--- Collected material ---

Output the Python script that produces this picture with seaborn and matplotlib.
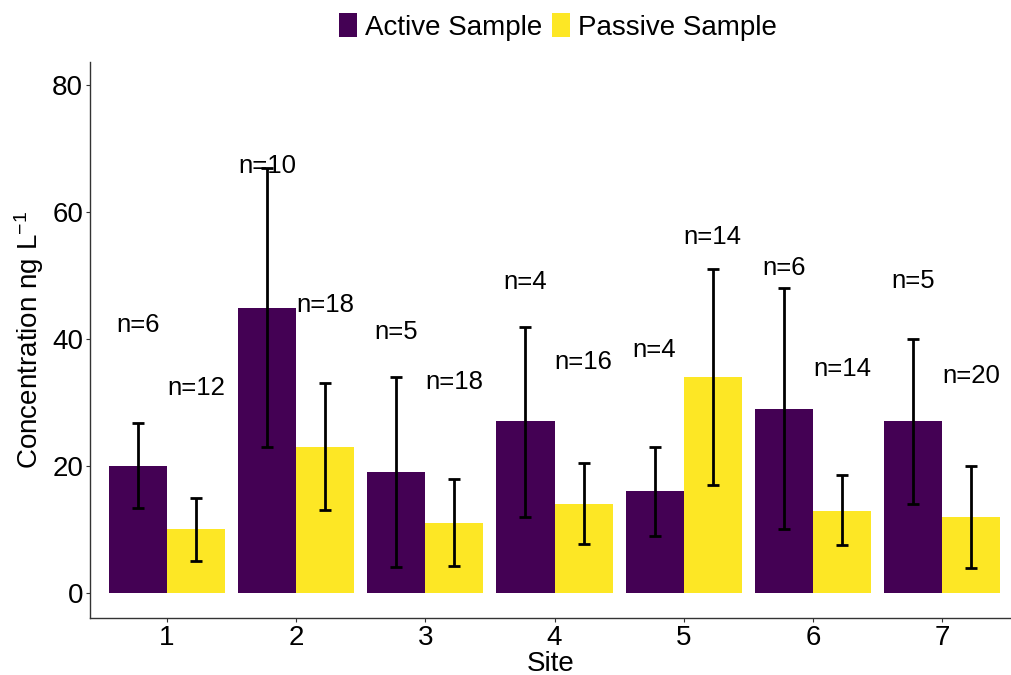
import matplotlib
matplotlib.use("Agg")
import matplotlib.pyplot as plt
import seaborn as sns
import pandas as pd
import numpy as np

sites = ["1", "2", "3", "4", "5", "6", "7"]
sample_types = ["Active Sample", "Passive Sample"]

active_mean = [20, 44.9, 19, 27, 16, 29, 27]
active_low = [13.4, 23, 4.1, 12, 9, 10, 14]
active_high = [26.8, 66.9, 34, 41.9, 23, 48, 40]
active_n = [6, 10, 5, 4, 4, 6, 5]
active_label_y = [42.2, 67.2, 41.1, 49, 38.3, 51.2, 49.1]

passive_mean = [10.1, 23, 11, 14, 34, 12.9, 12]
passive_low = [5, 13, 4.2, 7.7, 17, 7.6, 3.9]
passive_high = [15, 33, 17.9, 20.5, 51, 18.6, 20]
passive_n = [12, 18, 18, 16, 14, 14, 20]
passive_label_y = [32.3, 45.4, 33.2, 36.4, 56, 35.3, 34.2]

colors = ["#440154", "#FDE725"]

df = pd.DataFrame({
    "Site": sites * 2,
    "Type": [sample_types[0]] * 7 + [sample_types[1]] * 7,
    "mean": active_mean + passive_mean,
    "low": active_low + passive_low,
    "high": active_high + passive_high,
    "n": active_n + passive_n,
    "label_y": active_label_y + passive_label_y,
})

sns.set_style("white")
plt.rcParams["font.family"] = ["Liberation Sans", "DejaVu Sans"]
plt.rcParams["mathtext.fontset"] = "custom"
plt.rcParams["mathtext.rm"] = "Liberation Sans"
plt.rcParams["mathtext.it"] = "Liberation Sans:italic"
plt.rcParams["text.color"] = "black"
plt.rcParams["axes.labelcolor"] = "black"
plt.rcParams["xtick.color"] = "black"
plt.rcParams["ytick.color"] = "black"

fig = plt.figure(figsize=(10.11, 6.75), dpi=100)
ax = fig.add_axes([90 / 1011, 1 - 618 / 675, 1 - 90 / 1011, (618 - 62) / 675])

sns.barplot(data=df, x="Site", y="mean", hue="Type", order=sites,
            hue_order=sample_types, palette=colors, errorbar=None,
            width=0.9, saturation=1, linewidth=0, ax=ax, legend=True)

for container, t in zip(ax.containers, sample_types):
    sub = df[df["Type"] == t].set_index("Site").loc[sites]
    xs = np.array([b.get_x() + b.get_width() / 2 for b in container])
    m = sub["mean"].values
    yerr = np.vstack([m - sub["low"].values, sub["high"].values - m])
    ax.errorbar(xs, m, yerr=yerr, fmt="none", ecolor="black",
                elinewidth=2.0, capsize=4.5, capthick=2.0, zorder=5)
    for x, ly, n in zip(xs, sub["label_y"].values, sub["n"].values):
        ax.text(x, ly, f"n={n}", ha="center", va="center", fontsize=18.5,
                color="black", zorder=6)

ax.set_xlim(-0.596, 6.534)
ax.set_ylim(-3.94, 83.6)
ax.set_yticks([0, 20, 40, 60, 80])
ax.set_xlabel("Site", fontsize=20, labelpad=0)
ax.set_ylabel(r"Concentration ng L$^{-1}$", fontsize=20, labelpad=4)
ax.tick_params(axis="both", labelsize=20, length=3, width=0.8,
               color="#333333", pad=2, left=True, bottom=True)

for s in ["top", "right"]:
    ax.spines[s].set_visible(False)
for s in ["left", "bottom"]:
    ax.spines[s].set_color("#333333")
    ax.spines[s].set_linewidth(1.0)

handles, labels = ax.get_legend_handles_labels()
ax.get_legend().remove()
fig.legend(handles, labels, loc="center", bbox_to_anchor=(558 / 1011, 1 - 27 / 675),
           ncol=2, frameon=False, fontsize=20, handlelength=0.65,
           handleheight=0.9, handletextpad=0.3, columnspacing=0.35,
           borderaxespad=0)

fig.savefig("out.png", dpi=100)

---

### To do
Skip the pictures and restate exactly the lines from the beginning of the listing to the line with "import numpy as np", that line included.

### Exercise response
Output the Python script that produces this picture with seaborn and matplotlib.
import matplotlib
matplotlib.use("Agg")
import matplotlib.pyplot as plt
import seaborn as sns
import pandas as pd
import numpy as np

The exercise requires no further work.